Mindy Kaling is in that group of comic writer-actresses (with Amy Poehler, Kristen Wiig, Tina Fey, etc.) who are constantly asked the most mundane, yet incendiary questions about women in comedy. "Can women have it all?" is the most mundane while "Are women funny?" is the most incendiary. Good lord.

Luckily, it seems as though Kaling is able to keep perspective; at The Hollywood Reporter's recent roundtable for comic actresses, which also included Edie Falco, Zooey Deschanel, Taylor Schilling, Emmy Rossum, and Kaley Cuoco, we got a lot of insight from Kaling about acting, comedy, the reception of women within comedy. She was also just hilarious. While the other actresses were polite and upbeat, Kaling was the one who took time to enlighten us. Here are her five best insights:

1. On a particularly funny and character-revealing moment from "The Mindy Project":

In one episode, Tim Daly, who is so funny, was on the show. And he's very angry at me for prescribing his daughter birth control, and I'm like, 'How dare you come in here with your outdated views on birth control? Who do you think you are? Rick Santorum? Obviously not, because you're not hot.'"

2. On the supposedly complimentary yet actually insulting things journalists say to her: 

"'You're ugly and fat, and that is so refreshing to us.' I'm like, 'What are you saying to me, sir?' 'Well, we're used to skinny people, and you're so ugly and refreshing.' That's not a question, sir. (Laughter.) And people who actually identify as feminists will say stuff like, 'Are women funny?' Sorry, you can't ask that question again. It's so insulting and outdated. They like getting us riled up, as I am getting now!"

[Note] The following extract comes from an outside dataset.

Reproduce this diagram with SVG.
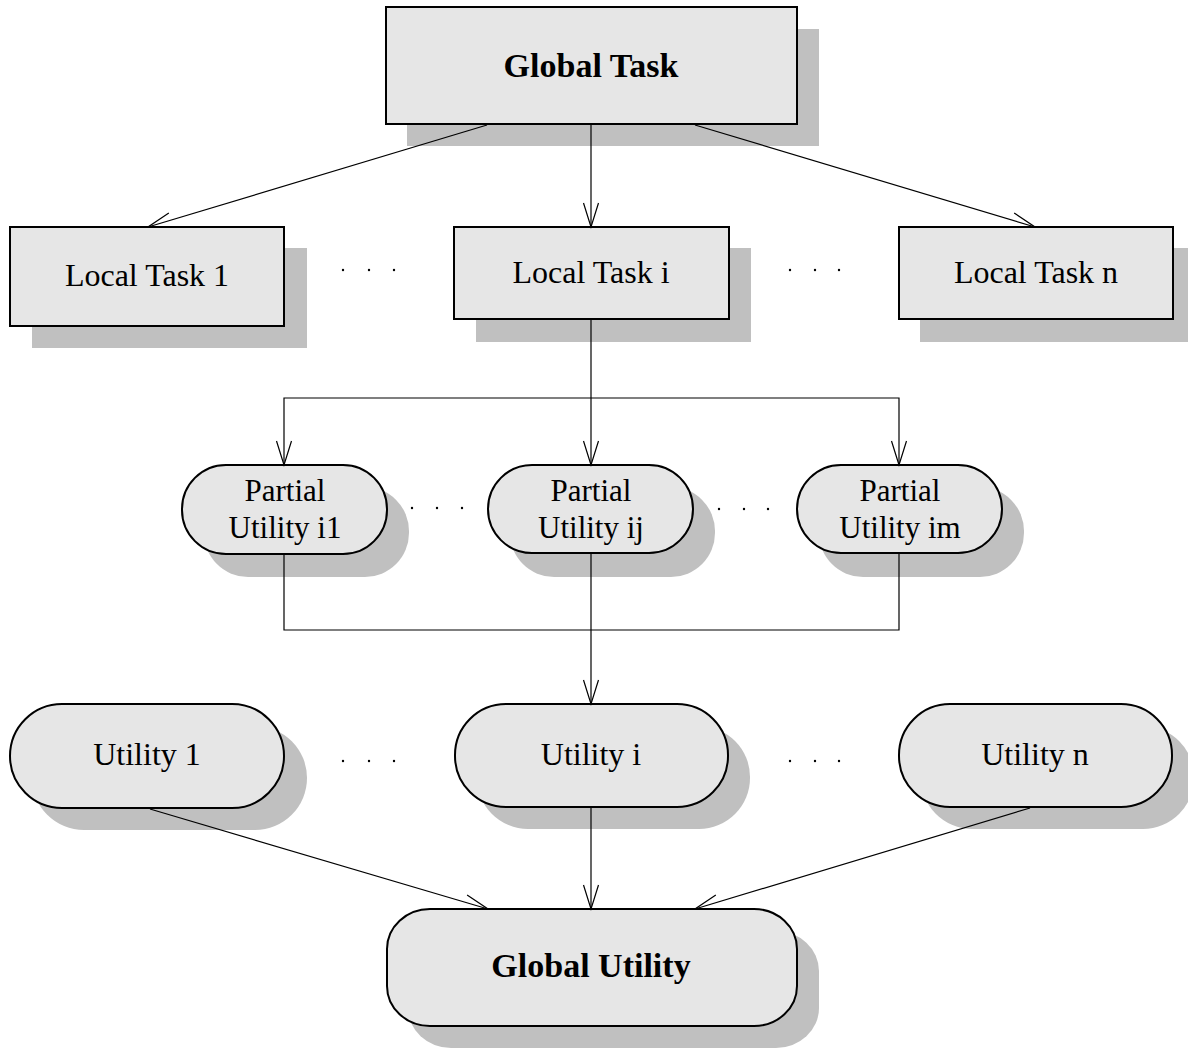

3. On being a perfectionist: 

Sometimes the way that you think you're presenting is not at all how it's coming across. I'm an A student, and I want to nail it, and we have on TV the luxury of trying to nail it. And so you get this great benefit if you're watching, and you're like, 'Oh, I thought when I was giving Messina sh*t in that scene that it was adorable, but really it comes off a little harsher because of the way that my hair was pinned straight.' Also, our wardrobe. Does it connote something different to wear a suit when I'm trying to be flirty?"

4. On sexist commentaries of her show: 

When I originally wrote the character, she was not named Mindy. But [former Fox entertainment chairman] Kevin Reilly said -- before he picked up the show -- "I think her name should just be Mindy," and I was like, "OK, yeah." But the character has also lost several handguns and says stuff like, "I think recycling makes America look poor." Then pieces get written about me that say, "Mindy Kaling is a Republican," because they can't separate the two. But no one ever thought [why] Alec Baldwin's character on '30 Rock' said things like that. I think it's sexist, that there's no way that I could write a character who's so different from me. Why would I want to do my own show and be a cool, liberal Westside person who lives in Brentwood? Let me live that life and let the character be wild.

5. On how Puerto Rican women can be better at being Indian than she is:

"When I was still in New York, I auditioned for this Bollywood musical. I was like, "Oh, I'm going to clean up. How many Indian girls are there?" I said I could sing and I could dance -- neither of which I can do -- and I sang, 'Somewhere Out There,' which anybody sounds good singing, and then I had to go to the dance part of it. And of course, it then ended up a huge embarrassment. There were Puerto Rican and Asian girls who tried to look Indian and they crushed it."